Hay dos infiernos que podemos enfrentar en vida, uno es el transcurrir del tiempo natural, el otro es la mala compañía. El primero tiene la redención en la distracción, el otro, en el abandono de aquellos que nos roban la paz y la alegría. Pero la soledad a la que nos condenaríamos podría ser peor que la amargura que nos genera la presencia de quien antes nos llenaba de tiernos gestos de amor y dulces giros de inesperadas sorpresas. Pues la soledad es una muerte simbólica que nos deteriora más que la física.

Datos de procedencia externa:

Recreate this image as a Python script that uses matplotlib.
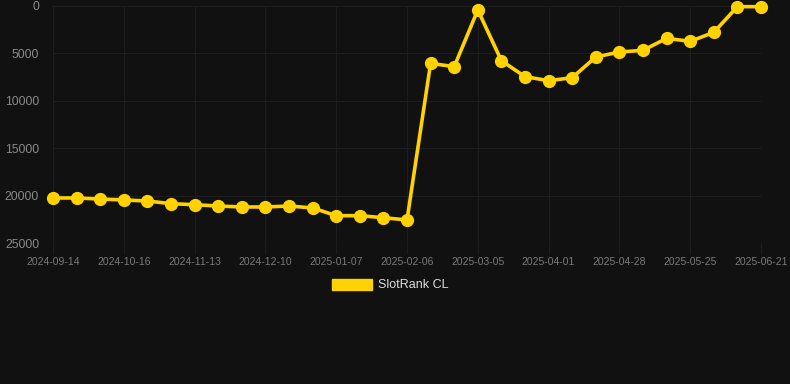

El encuentro con otros es inevitable. Es una exigencia que se desprende de la naturaleza social de nuestra identidad personal. Sus condiciones se delimitan como requisitos que exigimos en el esfuerzo de salir de la comunidad que nos sostiene desde la cuna, para crear otra, y en ocasiones recrearla, con quien, surgiendo de los demás, destaca entre ellos por su belleza, inteligencia, o sencillamente buena compañía. El otro nos provoca invitarlo a la intimación, a hacerlo parte de nosotros, al menos por lo que perdure; pobre del miserable que nunca han vivido tal dulzura.
No obstante, la vinculación humana es compleja, pues desde nuestra vivencia personal establecemos sus requisitos, postulados y exigencias. Y si bien en el juego de la invitación podemos mediatizar nuestros requerimientos, sin duda en la convivencia reaparecen en su fuerza.
Sin embargo, una vez constituido el nosotros es difícil renunciar a ello, pues el amor da paso, con el pasar de los años, a emociones más firmes, como la complicidad, la solidaridad, la confidencia. No se renuncia fácilmente a otro cuando se es con él un nosotros. Intentamos entonces un mutuo acomodo, que en el convivir nunca acaba y más bien adquiere nuevas formas, según la dinámica de la personalidad y la experiencia de los años.
En la penumbra de las emociones, nuestro espíritu viene a iluminarnos. Ocultamos nuestros enfados, e incluso decepciones, damos, y nos dan; múltiples veces las más distintas oportunidades de preservar la compañía que estimamos es valiosa. A sabiendas de lo que es molesto, lo ocultamos, pues no podemos evitar los actos de insensatez y atrevimiento. Y no creo que nuestra naturaleza sea perversa, pues el ser humano no tolera tal esencialidad. Muy lejos de ello, somos artificio de las épocas que vivimos, que matizamos con el sentido en el que lo corporizamos y representamos frente a los otros conocidos y los demás desconocidos.
Ocultar lo que hemos hecho, o deseamos hacer, advirtiendo de antemano lo molesto que ello puede ser a quien nos es próximo, es un acto de elegante prudencia. No se enrostra la traición que cometemos esperando que se nos dé las gracias por nuestra sinceridad, en lugar de su justa ira. Podríamos exigir a cualquiera que evite hacer, o decir, lo que incomoda o hiere a aquellos con quienes convive, pero nuestros juicios y conductas dependen tanto de nuestras prioridades personales, como de las circunstancias en las que nos encontramos, por ello, podemos sorprendernos con reacciones totalmente inusitadas.
La verdad franca molesta y condena. Solo la simpleza moral que impera en la bella alma del sencillo le impide aceptarlo; pues lo que creemos es una verdad, no es objetiva, sino una perspectiva subjetiva, que tan solo pretende tal situación sin serlo realmente, ya que es producto de las mediaciones tanto de lugar y momento, como de época y vivencia, que la afectan. Quit est veritas? Et, Cuius est?. ¿Qué es la verdad? Y, ¿De quién es? Es por ello que nos podemos enfrentar a la sorpresa de que nuestros actos, tal vez bien intencionados, provoquen, en otros, terribles desgracias.
Para lograr el necesario convivir que surge de exigencias sociales y emocionales ineludibles, manifestamos la prudencia en ocultamiento, evitando el riesgo de la soledad por abandono, ya que nada nos es tan valioso como la sólida presencia de quienes amamos y nos aman, o al menos nos aportan el consuelo de su jovial compañía.